La colectivización forzosa se realizó en toda la Unión Soviética pero no en todas partes tuvo los mismos efectos. También provocó hambrunas en Kazajastán y en el norte del Cáucaso, pero fue en Ucrania donde se llevó a cabo con mayor saña y crueldad, y donde sus efectos alcanzaron un dramatismo sin parangón. En Ucrania, Stalin programó la aniquilación de los campesinos porque se resistían a la colectivización forzosa, especialmente los kulaks, y porque el nacionalismo ucraniano era contrario a Rusia y favorable a Occidente y quería extirparlo de raiz. A tal fin, incluyó en la purga a todos los personajes relevantes de la sociedad ucraniana y censuró el idioma ucraniano por ser, según él, un dialecto burgués del ruso. Sin duda, esta fue la forma en la que el déspota genocida se vengó de que los ucranianos, durante la Primera Guerra Mundial y tras la revolución rusa de 1917, aprovecharan la oportunidad y se proclamaran Estado soberano, la República Popular de Ucrania que duró hasta 1921. Este nuevo Estado era comunista, pero no se integró en la URSS porque la población albergaba un fuerte sentimiento nacionalista que buscaba desvincularse de la opresión rusa acercándose a Occidente. Alemania lo tomó bajo su protección hasta que, en 1918, perdió la guerra y Ucrania cayó de nuevo en manos rusas con la ayuda de Polonia y gracias al Ejército Rojo. Entre 1921 y 1922, las exigencias de grano de Lenin provocaron en Ucrania una hambruna terrible, pero de pequeñas dimensiones comparada con el gran holocausto estaliniano. Además, Lenin rectificó, redujo la cuota de grano que debía aportar Ucrania y suavizó la aplicación de la colectivización. Stalin, en cambio, llevó a cabo un exterminio fríamente calculado y ejecutado con una crueldad espantosa.
Cuando el campo ucraniano quedó completamente colectivizado, se prohibió hablar de la gran hambruna y se introdujeron colonos rusos para sustituir a los campesinos muertos. La versión oficial para explicar los muchos millones de víctimas fue que se debió a un desastre natural inevitable del que no se debía hablar para que lo sepultara el olvido.
Durante medio siglo, el silencio sobre el genocidio ucraniano fue total, pues iba la vida en ello. Solo mencionar la palabra hambruna estaba penado con hasta cinco años de prisión. No obstante, hubo filtraciones.

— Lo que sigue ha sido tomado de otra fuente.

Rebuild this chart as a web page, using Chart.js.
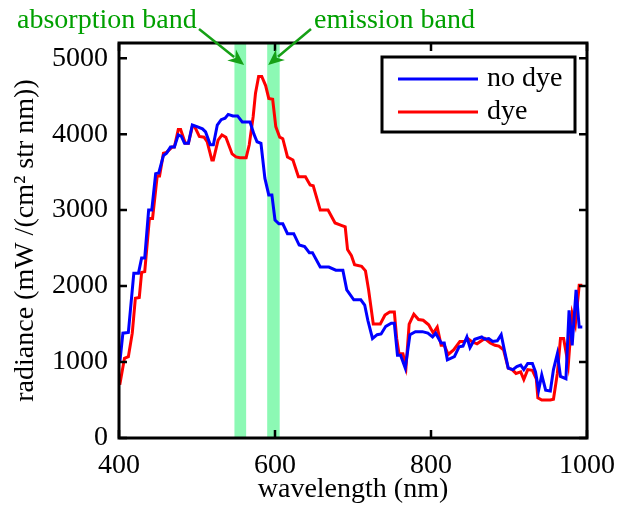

A Occidente llegaron noticias de este holocausto al que se llamó Holodomor, palabra ucraniana que significa “matar de hambre”. Pero los demócratas occidentales somos como somos y preferimos no darnos por enterados. Por un lado, los gobiernos estaban demasiado ocupados intentando superar las consecuencias económicas del crac del veintinueve como para prestar atención a desgracias ajenas. Por otro, el eficaz aparato propagandístico de la Internacional Comunista y sus más eficaces agentes en las democracias occidentales, los intelectuales de izquierdas, se dieron buena maña en desacreditar los informes que algunos valientes, jugándose la vida, hacían llegar desde Ucrania. Y a los pocos que sí los creyeron nadie les hizo caso.
Fue en la década de los ochenta, durante la Perestroika de Mijail Gorbachov, cuando por fin se pudo hablar públicamente del tema. Poco después desapareció la Unión Soviética y se desclasificaron los archivos secretos. Ucrania se convirtió en un Estado independiente y pudo investigar el Holodomor. Aunque la documentación sobre el genocidio era escasísima, resultó suficiente para comprobar que la mortandad había sido terriblemente elevada. Las víctimas que no murieron durante la hambruna lo hicieron en los años siguientes como consecuencia de las secuelas que les dejaron los sufrimientos padecidos. Aunque no hay datos suficientes, se calcula que el número total de muertos causados directa e indirectamente por el Holodomor debió superar los diez millones. Además, la natalidad bajó entre un veinte y un cuarenta por ciento en comparación con los años previos al holocausto.
Hoy, el Holodomor es un episodio conocido y recordado en la república de Ucrania, que lo conmemora todos los cuartos sábados de noviembre. En la capital, Kiev, hay un museo nacional dedicado a su memoria, y también lo recuerdan diversos monumentos repartidos por todo el país.